Carbon Monoxide

Carbon monoxide is a very dangerous gas for human beings. It is extremely toxic yet it is invisible and odourless making it even more dangerous as it can only be detected by measuring devices. CO is formed as a result of incomplete combustion of carbon fuel e.g. gas/coal. It may be formed due to a lack of air, too much excess air or flames cooling too quickly. It can get into rooms via defect, badly maintained, falsely adjusted heating systems. Just 0.16% (1600ppm) can lead to death within 2 hours and only 1.28% (12800pp,) can cause death within 1-3 minutes. Thus it is highly important that concentrations are measured often and thoroughly. The recommended exposure limit from the HSE is just 0.005% (50ppm).

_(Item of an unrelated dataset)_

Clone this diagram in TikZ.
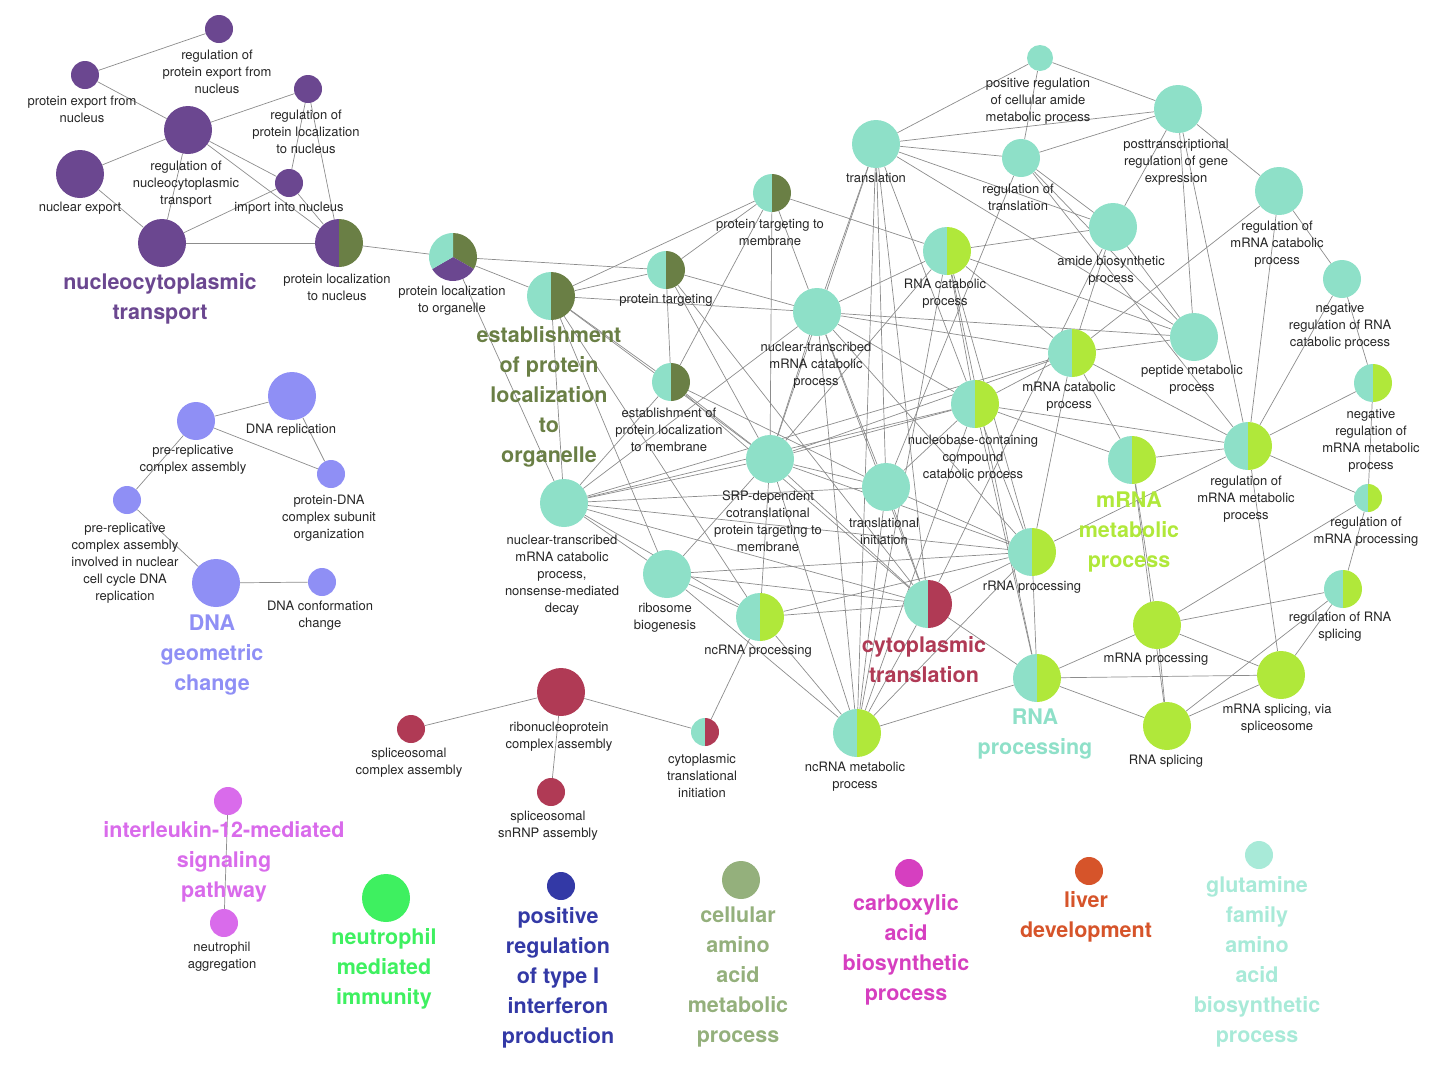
\documentclass[tikz,border=0pt]{standalone}
\usepackage{fontspec}
\setmainfont{TeX Gyre Heros}
\begin{document}
\definecolor{pur}{HTML}{6B4790}
\definecolor{olv}{HTML}{6A7F45}
\definecolor{tea}{HTML}{8EE0C8}
\definecolor{lim}{HTML}{B0E83A}
\definecolor{crm}{HTML}{B03A55}
\definecolor{blu}{HTML}{8F8FF5}
\definecolor{pnk}{HTML}{D96BEB}
\definecolor{neu}{HTML}{3EF060}
\definecolor{ifn}{HTML}{3339A6}
\definecolor{ama}{HTML}{94B07C}
\definecolor{cab}{HTML}{D63FC0}
\definecolor{liv}{HTML}{D6542A}
\definecolor{glu}{HTML}{A8EAD8}
\begin{tikzpicture}[x=1pt,y=-1pt,
  lab/.style={font=\fontsize{13}{17}\selectfont,align=center,text=black!85},
  big/.style={font=\fontsize{21.5}{30}\selectfont\bfseries,align=center},
  ed/.style={draw=black!45,line width=0.7pt}]
\useasboundingbox (0,0) rectangle (1453,1082);
\def\N#1#2#3#4{\node[circle,inner sep=0,minimum size=#4*2pt] (#1) at (#2,#3) {};}
% purple
\N{p1}{219}{29}{14}\N{p2}{85}{75}{14}\N{p3}{188}{130}{24}\N{p4}{308}{89}{14}
\N{p5}{80}{174}{24}\N{p6}{289}{183}{14}\N{p7}{162}{243}{24}\N{p8}{339}{243}{24}
% olive
\N{g1}{453}{257}{24}\N{g2}{551}{296}{24}\N{g3}{666}{270}{19}\N{g4}{772}{193}{19}\N{g5}{671}{382}{19}
% teal
\N{t1}{564}{503}{24}\N{t2}{667}{574}{24}\N{t3}{770}{459}{24}\N{t4}{817}{312}{24}\N{t5}{886}{487}{24}
\N{t6}{876}{144}{24}\N{t7}{1021}{158}{19}\N{t8}{1040}{58}{13}\N{t9}{1178}{109}{24}\N{t10}{1113}{227}{24}
\N{t11}{1279}{191}{24}\N{t12}{1194}{337}{24}\N{t13}{1342}{279}{19}
% halves
\N{h1}{947}{251}{24}\N{h2}{1072}{353}{24}\N{h3}{975}{404}{24}\N{h4}{1248}{446}{24}\N{h5}{1373}{383}{19}
\N{h6}{1132}{460}{24}\N{h7}{1368}{498}{14}\N{h8}{1032}{552}{24}\N{h9}{760}{617}{24}\N{h10}{1343}{589}{19}
\N{h11}{1037}{678}{24}\N{h12}{857}{733}{24}
\N{l1}{1157}{625}{24}\N{l2}{1281}{675}{24}\N{l3}{1167}{726}{24}
% crimson
\N{c1}{928}{604}{24}\N{c2}{561}{692}{24}\N{c3}{411}{729}{14}\N{c4}{551}{792}{14}\N{c5}{705}{732}{14}
% blue
\N{b1}{292}{396}{24}\N{b2}{196}{421}{19}\N{b3}{331}{474}{14}\N{b4}{127}{500}{14}\N{b5}{216}{583}{24}\N{b6}{322}{582}{14}
\N{k1}{228}{801}{14}\N{k2}{224}{923}{14}
% edges
\foreach \a/\b in {p1/p2,p2/p3,p3/p4,p3/p6,p3/p8,p3/p7,p4/p6,p4/p8,p5/p7,p6/p8,p7/p8,p6/p7,p3/p5,p8/g1,
 g1/g2,g1/g3,g2/g3,g2/g4,g3/g4,g2/g5,g3/g5,g4/g5,
 g1/t1,g2/t1,g2/t3,g2/t4,g2/h9,g2/t2,g3/t4,g3/t3,g3/c1,g4/t4,g4/t3,g4/h1,g5/t3,g5/t1,g5/t5,g5/c1,
 t1/t3,t1/t4,t1/t2,t1/h9,t1/c1,t1/t5,t1/h3,t1/h2,t1/h8,
 t2/t3,t2/h9,t2/h8,t2/h12,t2/c1,
 t3/t4,t3/t5,t3/c1,t3/h9,t3/h12,t3/h3,t3/h1,t3/t6,t3/h2,t3/h8,
 t4/t5,t4/h1,t4/h2,t4/h3,t4/t6,t4/c1,t4/h12,t4/h8,t4/t12,
 t5/c1,t5/t6,t5/h12,t5/h3,t5/h8,t5/t7,
 t6/t7,t6/t9,t6/t10,t6/t12,t6/c1,t6/h12,t6/h3,
 t7/t9,t7/t10,t7/t8,t7/h4,t7/t12,t8/t9,t8/t6,
 t9/t10,t9/t11,t9/h4,t9/t12,t10/t12,t10/h2,t10/c1,t10/h1,
 t11/t13,t11/h4,t11/h2,t13/h5,t13/h4,
 h1/h2,h1/h3,h1/h8,h1/h12,h1/h11,h1/t12,
 h2/h3,h2/h4,h2/h6,h2/t12,h2/h8,
 h3/h8,h3/h11,h3/h12,h3/h6,h3/h4,
 h4/h5,h4/h7,h4/h6,h4/l2,h4/h8,
 h5/h7,h7/h10,h7/l1,h10/l2,h10/l1,h10/l3,
 h6/l1,h6/l3,h8/h11,h8/h9,h8/h12,h8/c1,h9/h12,h9/c1,
 h11/l1,h11/l3,h11/l2,h11/h12,l1/l2,l1/l3,l2/l3,
 c1/h12,c1/h11,c5/h9,c3/c2,c2/c4,c2/c5,
 b2/b1,b1/b3,b2/b3,b4/b2,b4/b5,b5/b6,k1/k2}
 \draw[ed] (\a) -- (\b);
% fills
\foreach \n/\r/\c in {p1/14/pur,p2/14/pur,p3/24/pur,p4/14/pur,p5/24/pur,p6/14/pur,p7/24/pur,
 t1/24/tea,t2/24/tea,t3/24/tea,t4/24/tea,t5/24/tea,t6/24/tea,t7/19/tea,t8/13/tea,t9/24/tea,t10/24/tea,t11/24/tea,t12/24/tea,t13/19/tea,
 l1/24/lim,l2/24/lim,l3/24/lim,c2/24/crm,c3/14/crm,c4/14/crm,b1/24/blu,b2/19/blu,b3/14/blu,b4/14/blu,b5/24/blu,b6/14/blu,k1/14/pnk,k2/14/pnk}
 \fill[\c] (\n) circle[radius=\r];
\def\H#1#2#3#4{\fill[#3] (#1.center) -- ++(0,-#2) arc[start angle=-90,end angle=-270,radius=#2] -- cycle;
 \fill[#4] (#1.center) -- ++(0,-#2) arc[start angle=-90,end angle=90,radius=#2] -- cycle;}
\H{p8}{24}{pur}{olv}\H{g2}{24}{tea}{olv}\H{g3}{19}{tea}{olv}\H{g4}{19}{tea}{olv}\H{g5}{19}{tea}{olv}
\H{h1}{24}{tea}{lim}\H{h2}{24}{tea}{lim}\H{h3}{24}{tea}{lim}\H{h4}{24}{tea}{lim}\H{h5}{19}{tea}{lim}
\H{h6}{24}{tea}{lim}\H{h7}{14}{tea}{lim}\H{h8}{24}{tea}{lim}\H{h9}{24}{tea}{lim}\H{h10}{19}{tea}{lim}
\H{h11}{24}{tea}{lim}\H{h12}{24}{tea}{lim}\H{c1}{24}{tea}{crm}\H{c5}{14}{tea}{crm}
\fill[olv] (g1.center) -- ++(-90:24) arc[start angle=-90,end angle=30,radius=24] -- cycle;
\fill[pur] (g1.center) -- ++(30:24) arc[start angle=30,end angle=150,radius=24] -- cycle;
\fill[tea] (g1.center) -- ++(150:24) arc[start angle=150,end angle=270,radius=24] -- cycle;
% singletons
\fill[neu] (386,898) circle[radius=24]; \fill[ifn] (561,886) circle[radius=14];
\fill[ama] (741,880) circle[radius=19]; \fill[cab] (909,873) circle[radius=14];
\fill[liv] (1089,871) circle[radius=14]; \fill[glu] (1259,855) circle[radius=14];
% labels
\node[lab] at (217,72) {regulation of\\protein export from\\nucleus};
\node[lab] at (82,109) {protein export from\\nucleus};
\node[lab] at (186,184) {regulation of\\nucleocytoplasmic\\transport};
\node[lab] at (306,132) {regulation of\\protein localization\\to nucleus};
\node[lab] at (80,208) {nuclear export};
\node[lab] at (289,208) {import into nucleus};
\node[lab] at (337,287) {protein localization\\to nucleus};
\node[lab] at (452,301) {protein localization\\to organelle};
\node[lab] at (666,300) {protein targeting};
\node[lab] at (770,232) {protein targeting to\\membrane};
\node[lab] at (669,430) {establishment of\\protein localization\\to membrane};
\node[lab] at (562,575) {nuclear-transcribed\\mRNA catabolic\\process,\\nonsense-mediated\\decay};
\node[lab] at (665,618) {ribosome\\biogenesis};
\node[lab] at (768,521) {SRP-dependent\\cotranslational\\protein targeting to\\membrane};
\node[lab] at (816,365) {nuclear-transcribed\\mRNA catabolic\\process};
\node[lab] at (884,531) {translational\\initiation};
\node[lab] at (876,178) {translation};
\node[lab] at (1018,197) {regulation of\\translation};
\node[lab] at (1038,101) {positive regulation\\of cellular amide\\metabolic process};
\node[lab] at (1176,162) {posttranscriptional\\regulation of gene\\expression};
\node[lab] at (1111,271) {amide biosynthetic\\process};
\node[lab] at (1277,244) {regulation of\\mRNA catabolic\\process};
\node[lab] at (1192,380) {peptide metabolic\\process};
\node[lab] at (1340,326) {negative\\regulation of RNA\\catabolic process};
\node[lab] at (945,294) {RNA catabolic\\process};
\node[lab] at (1069,397) {mRNA catabolic\\process};
\node[lab] at (973,458) {nucleobase-containing\\compound\\catabolic process};
\node[lab] at (1246,499) {regulation of\\mRNA metabolic\\process};
\node[lab] at (1371,441) {negative\\regulation of\\mRNA metabolic\\process};
\node[lab] at (1366,532) {regulation of\\mRNA processing};
\node[lab] at (1032,587) {rRNA processing};
\node[lab] at (758,651) {ncRNA processing};
\node[lab] at (1340,627) {regulation of RNA\\splicing};
\node[lab] at (855,777) {ncRNA metabolic\\process};
\node[lab] at (1156,659) {mRNA processing};
\node[lab] at (1277,719) {mRNA splicing, via\\spliceosome};
\node[lab] at (1166,761) {RNA splicing};
\node[lab] at (559,737) {ribonucleoprotein\\complex assembly};
\node[lab] at (409,763) {spliceosomal\\complex assembly};
\node[lab] at (548,826) {spliceosomal\\snRNP assembly};
\node[lab] at (702,776) {cytoplasmic\\translational\\initiation};
\node[lab] at (291,430) {DNA replication};
\node[lab] at (193,460) {pre-replicative\\complex assembly};
\node[lab] at (329,518) {protein-DNA\\complex subunit\\organization};
\node[lab] at (125,563) {pre-replicative\\complex assembly\\involved in nuclear\\cell cycle DNA\\replication};
\node[lab] at (320,616) {DNA conformation\\change};
\node[lab] at (222,957) {neutrophil\\aggregation};
% big labels
\node[big,text=pur] at (160,299) {nucleocytoplasmic\\transport};
\node[big,text=olv] at (549,397) {establishment\\of protein\\localization\\to\\organelle};
\node[big,text=lim] at (1129,532) {mRNA\\metabolic\\process};
\node[big,text=crm] at (924,660) {cytoplasmic\\translation};
\node[big,text=tea] at (1035,734) {RNA\\processing};
\node[big,text=blu] at (212,655) {DNA\\geometric\\change};
\node[big,text=pnk] at (224,862) {interleukin-12-mediated\\signaling\\pathway};
\node[big,text=neu] at (384,969) {neutrophil\\mediated\\immunity};
\node[big,text=ifn] at (558,978) {positive\\regulation\\of type I\\interferon\\production};
\node[big,text=ama] at (738,977) {cellular\\amino\\acid\\metabolic\\process};
\node[big,text=cab] at (906,950) {carboxylic\\acid\\biosynthetic\\process};
\node[big,text=liv] at (1086,917) {liver\\development};
\node[big,text=glu] at (1257,962) {glutamine\\family\\amino\\acid\\biosynthetic\\process};
\end{tikzpicture}
\end{document}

The symptoms of mild carbon monoxide poisoning may be non-specific and similar to those of viral cold and flu infections or food poisoning: headache, nausea, abdominal pain, dizziness, sore throat and dry cough. But, unlike flu infection, carbon monoxide poisoning doesn\’t cause a high temperature. In children, the symptoms are similar to those of a stomach upset, with nausea and vomiting. More severe poisoning can result in a fast and irregular heart rate, hyperventilation, confusion, drowsiness and difficulty breathing. Seizures and loss of consciousness may also occur. Some symptoms can occur a few days or even months after exposure to carbon monoxide. These may include confusion, loss of memory and problems with coordination.

If you or your family experience any of the above symptoms and you believe CO may be involved, you must seek urgent medical advice from either your GP or an accident and emergency department. You should ask for a blood or breath test to confirm the presence of CO. Be aware, CO quickly leaves the blood and tests may be inaccurate if taken more than four hours after exposure has ceased.

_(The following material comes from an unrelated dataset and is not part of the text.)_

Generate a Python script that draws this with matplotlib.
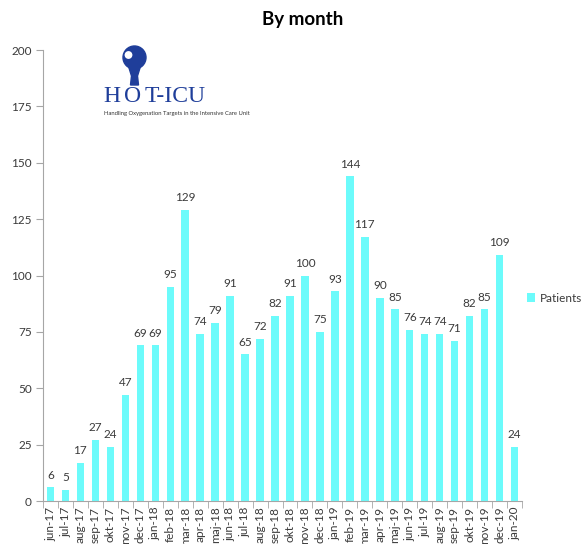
import matplotlib
matplotlib.use('Agg')
import matplotlib.pyplot as plt
from matplotlib.patches import Circle, Polygon

plt.rcParams['font.family'] = ['Lato', 'DejaVu Sans']

months = [
	'jun-17', 'jul-17', 'aug-17', 'sep-17', 'okt-17', 'nov-17', 'dec-17',
	'jan-18', 'feb-18', 'mar-18', 'apr-18', 'maj-18', 'jun-18', 'jul-18',
	'aug-18', 'sep-18', 'okt-18', 'nov-18', 'dec-18',
	'jan-19', 'feb-19', 'mar-19', 'apr-19', 'maj-19', 'jun-19', 'jul-19',
	'aug-19', 'sep-19', 'okt-19', 'nov-19', 'dec-19', 'jan-20',
]
patients = [
	6, 5, 17, 27, 24, 47, 69,
	69, 95, 129, 74, 79, 91, 65,
	72, 82, 91, 100, 75,
	93, 144, 117, 90, 85, 76, 74,
	74, 71, 82, 85, 109, 24,
]
y_ticks = [0, 25, 50, 75, 100, 125, 150, 175, 200]

bar_color = '#6CFBFB'
text_color = '#3A3A3A'
axis_color = '#A6A6A6'

fig = plt.figure(figsize=(5.86, 5.44), dpi=100)
ax = fig.add_axes([0.0734, 0.079, 0.8174, 0.829])

x = list(range(len(months)))
bars = ax.bar(x, patients, width=0.5, color=bar_color, label='Patients')
for xi, v in zip(x, patients):
	ax.text(xi, v + 3, str(v), ha='center', va='bottom', fontsize=8.5, color=text_color)

ax.set_xlim(-0.5, len(months) - 0.5)
ax.set_ylim(0, 200)
ax.set_yticks(y_ticks)
ax.set_yticklabels([str(t) for t in y_ticks], fontsize=8.5, color=text_color)
ax.set_xticks(x)
ax.set_xticklabels(months, rotation=90, fontsize=8.5, color=text_color)
# tick marks sit between categories
ax.tick_params(axis='x', length=0, pad=4)
ax.set_xticks([i - 0.5 for i in range(len(months) + 1)], minor=True)
ax.tick_params(axis='x', which='minor', length=5, color=axis_color, direction='out')
ax.tick_params(axis='y', length=5, color=axis_color, direction='out', pad=3)
for side in ['top', 'right']:
	ax.spines[side].set_visible(False)
for side in ['left', 'bottom']:
	ax.spines[side].set_color(axis_color)

fig.text(0.517, 0.964, 'By month', ha='center', va='center', fontsize=13.5,
	fontweight='bold', color='black')

leg = fig.legend(handles=[bars], loc='center left', bbox_to_anchor=(527 / 586, 1 - 298 / 544),
	frameon=False, fontsize=8.5, handlelength=0.7, handleheight=0.7, handletextpad=0.4,
	borderaxespad=0, borderpad=0)
for t in leg.get_texts():
	t.set_color(text_color)

# logo, drawn in figure pixel space
logo = fig.add_axes([0, 0, 1, 1], zorder=5)
logo.set_xlim(0, 586)
logo.set_ylim(544, 0)
logo.axis('off')
blue = '#1F3E9A'
serif = dict(fontsize=17, family='Liberation Serif', color=blue, ha='left', va='baseline')
logo.text(103.5, 102, 'H', **serif)
logo.text(124, 102, 'O', **serif)
logo.text(144.5, 102, 'T-ICU', **serif)
logo.text(104, 113.5, 'Handling Oxygenation Targets in the Intensive Care Unit',
	fontsize=4.2, color='#333333', ha='left', va='center')
logo.add_patch(Circle((134.5, 57.5), 11.5, color=blue))
logo.add_patch(Polygon([[127.5, 63], [141.5, 63], [137.5, 76], [138.5, 85], [130.5, 85], [131.5, 76]],
	closed=True, color=blue))
logo.add_patch(Circle((128.5, 55), 3.2, color='white'))

fig.savefig('out.png', dpi=100)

Carbon monoxide poisoning can be confirmed by finding high levels in the blood. Treatment includes making sure the patient is away from any source of the gas, providing basic life support as appropriate and giving oxygen before transferring the patient to hospital. People who suffer mild poisoning invariably make a full recovery. Between ten and 50 per cent of those with severe poisoning may suffer long-term problems.

So apart from regular servicing, what else can be done to help prevent CO poisoning? The simplest answer is to fit a CO alarm. Early CO detectors are very basic white or beige elements that fade to a brownish blackish colour if CO is present. These are still widely available but now there are more advanced audible detectors available. The detector will set off an alarm if the levels of carbon monoxide get too high. Detectors should be placed near the floor or the ceiling as CO has a density very close to that of air. Alarms should be installed according to the instructions & they should be checked regularly. 

CO detectors work differently from smoke detectors in that they don’t simply have an alarm level where they will go off but they work on a concentration-time function. If the CO detector does go off it is important that action is taken immediately such as opening all doors & windows, turning off gas fires & even evacuating the premises. Symptoms of CO poisoning may include confusion, nausea, headaches, dizziness and vomiting etc. If you suspect you are suffering from CO poisoning you must seek medical advice immediately as exposure to high levels of CO can be fatal.